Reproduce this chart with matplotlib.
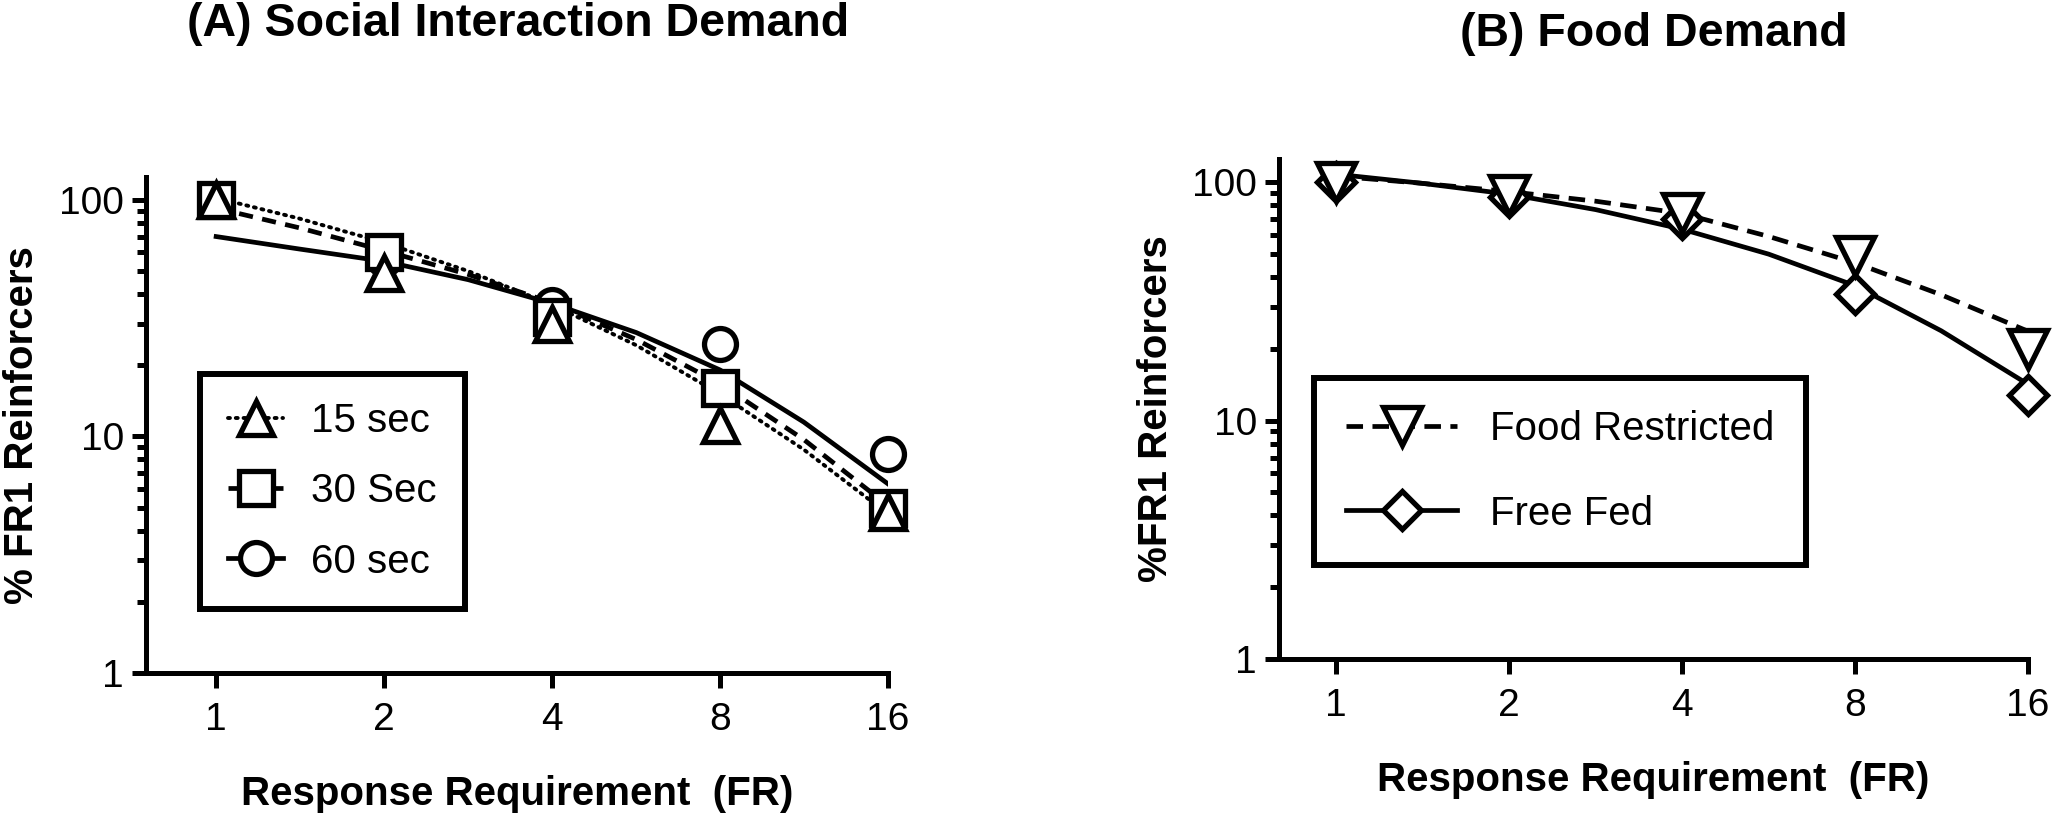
import matplotlib
matplotlib.use('Agg')
import matplotlib.pyplot as plt
from matplotlib.lines import Line2D
from matplotlib.ticker import FixedLocator, FixedFormatter, LogLocator, NullFormatter, NullLocator

plt.rcParams['font.family'] = ['Liberation Sans', 'DejaVu Sans']

# x values (fixed ratio requirement)
fr = [1, 2, 4, 8, 16]
fr_labels = ['1', '2', '4', '8', '16']
fit_x = [1, 1.41, 2, 2.83, 4, 5.66, 8, 11.3, 16]

# (A) social interaction, % of FR1 reinforcers
soc_15 = [100, 49, 30, 11.2, 4.8]
soc_30 = [100, 60, 32, 16, 5.0]
soc_60 = [100, 56, 36, 24.5, 8.4]
fit_15 = [102, 83.4, 66, 50, 36, 24.3, 15.1, 8.8, 4.7]
fit_30 = [92.3, 76.2, 61, 48.4, 36.7, 25.7, 16.7, 9.7, 5.1]
fit_60 = [70, 62, 55, 46, 36.5, 27.5, 19.1, 11.5, 6.3]

# (B) food
food_r = [100, 88, 74, 49, 20]
food_f = [100, 87, 70, 34, 12.8]
fit_r = [106, 98.9, 91.3, 83.2, 73.9, 59.2, 45.9, 33.7, 23.7]
fit_f = [108, 98.9, 89, 76.7, 63.5, 49.9, 36.8, 23.8, 14.2]

FS = 29
LW = 3.4
MEW = 3.8

fig = plt.figure(figsize=(20.52, 8.16), dpi=100)
ax1 = fig.add_axes([0.0712, 0.1752, 0.3616, 0.6079])
ax2 = fig.add_axes([0.6233, 0.1924, 0.3650, 0.6127])

def style(ax, xmin):
    ax.set_xscale('log', base=2)
    ax.set_yscale('log')
    ax.set_xlim(xmin, 16)
    ax.set_ylim(1, 125)
    for s in ['top', 'right']:
        ax.spines[s].set_visible(False)
    for s in ['left', 'bottom']:
        ax.spines[s].set_linewidth(3.6)
    ax.xaxis.set_major_locator(FixedLocator(fr))
    ax.xaxis.set_major_formatter(FixedFormatter(fr_labels))
    ax.xaxis.set_minor_locator(NullLocator())
    ax.yaxis.set_major_locator(FixedLocator([1, 10, 100]))
    ax.yaxis.set_major_formatter(FixedFormatter(['1', '10', '100']))
    ax.yaxis.set_minor_locator(LogLocator(base=10, subs=range(2, 10)))
    ax.yaxis.set_minor_formatter(NullFormatter())
    ax.tick_params(axis='x', which='major', direction='out', length=11, width=3.6, labelsize=28, pad=10)
    ax.tick_params(axis='y', which='major', direction='out', length=10, width=3.6, labelsize=28, pad=6)
    ax.tick_params(axis='y', which='minor', direction='out', length=6.5, width=3.6)
    ax.set_xlabel('Response Requirement  (FR)', fontsize=FS, fontweight='bold')
    ax.xaxis.set_label_coords(0.5, -0.205)

mk = dict(markerfacecolor='white', markeredgecolor='black', markeredgewidth=MEW,
          linestyle='none', zorder=3, clip_on=False)
hk = dict(color='black', markerfacecolor='white', markeredgecolor='black', markeredgewidth=MEW)
dots = (0, (0.5, 1.5))

# panel A
style(ax1, 0.749)
ax1.plot(fit_x, fit_15, color='black', lw=2.8, linestyle=dots, dash_capstyle='round', zorder=2)
ax1.plot(fit_x, fit_30, color='black', lw=LW, linestyle=(0, (3, 2)), zorder=2)
ax1.plot(fit_x, fit_60, color='black', lw=LW, linestyle='-', zorder=2)
ax1.plot(fr, soc_60, marker='o', markersize=23, **mk)
ax1.plot(fr, soc_30, marker='s', markersize=24, **mk)
ax1.plot(fr, soc_15, marker='^', markersize=24, **mk)
ax1.set_ylabel('% FR1 Reinforcers', fontsize=FS, fontweight='bold')
ax1.yaxis.set_label_coords(-0.1415, 0.5)
h1 = [
    Line2D([], [], lw=2.8, linestyle=dots, dash_capstyle='round', marker='^', markersize=24, **hk),
    Line2D([], [], lw=LW, linestyle=(0, (3, 2)), marker='s', markersize=24, **hk),
    Line2D([], [], lw=LW, linestyle='-', marker='o', markersize=23, **hk),
]
leg1 = ax1.legend(h1, ['15 sec', '30 Sec', '60 sec'], loc='upper left', bbox_to_anchor=(0.0728, 0.603),
                  borderaxespad=0, fontsize=FS, frameon=True, fancybox=False, framealpha=1,
                  handlelength=1.35, handletextpad=0.7, borderpad=0.7, labelspacing=0.8)
leg1.get_frame().set_edgecolor('black')
leg1.get_frame().set_linewidth(4.3)

# panel B
style(ax2, 0.796)
ax2.plot(fit_x, fit_r, color='black', lw=LW, linestyle=(0, (3.5, 2)), zorder=2)
ax2.plot(fit_x, fit_f, color='black', lw=LW, linestyle='-', zorder=2)
ax2.plot(fr, food_f, marker='D', markersize=19, **mk)
ax2.plot(fr, food_r, marker='v', markersize=27, **mk)
ax2.set_ylabel('%FR1 Reinforcers', fontsize=FS, fontweight='bold')
ax2.yaxis.set_label_coords(-0.139, 0.5)
h2 = [
    Line2D([], [], lw=LW, linestyle=(0, (3.5, 2)), marker='v', markersize=27, **hk),
    Line2D([], [], lw=LW, linestyle='-', marker='D', markersize=19, **hk),
]
leg2 = ax2.legend(h2, ['Food Restricted', 'Free Fed'], loc='upper left', bbox_to_anchor=(0.0467, 0.562),
                  borderaxespad=0, fontsize=FS, frameon=True, fancybox=False, framealpha=1,
                  handlelength=2.76, handletextpad=0.8, borderpad=0.8, labelspacing=1.15)
leg2.get_frame().set_edgecolor('black')
leg2.get_frame().set_linewidth(4.3)

fig.text(518 / 2052, 1 - 24 / 816, '(A) Social Interaction Demand', ha='center', va='center',
         fontsize=33.5, fontweight='bold')
fig.text(1654 / 2052, 1 - 34 / 816, '(B) Food Demand', ha='center', va='center',
         fontsize=33.5, fontweight='bold')

fig.savefig('out.png', dpi=100)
....
Among the lines of the data above, determine how many contain the word "matplotlib". Report the number alone.

6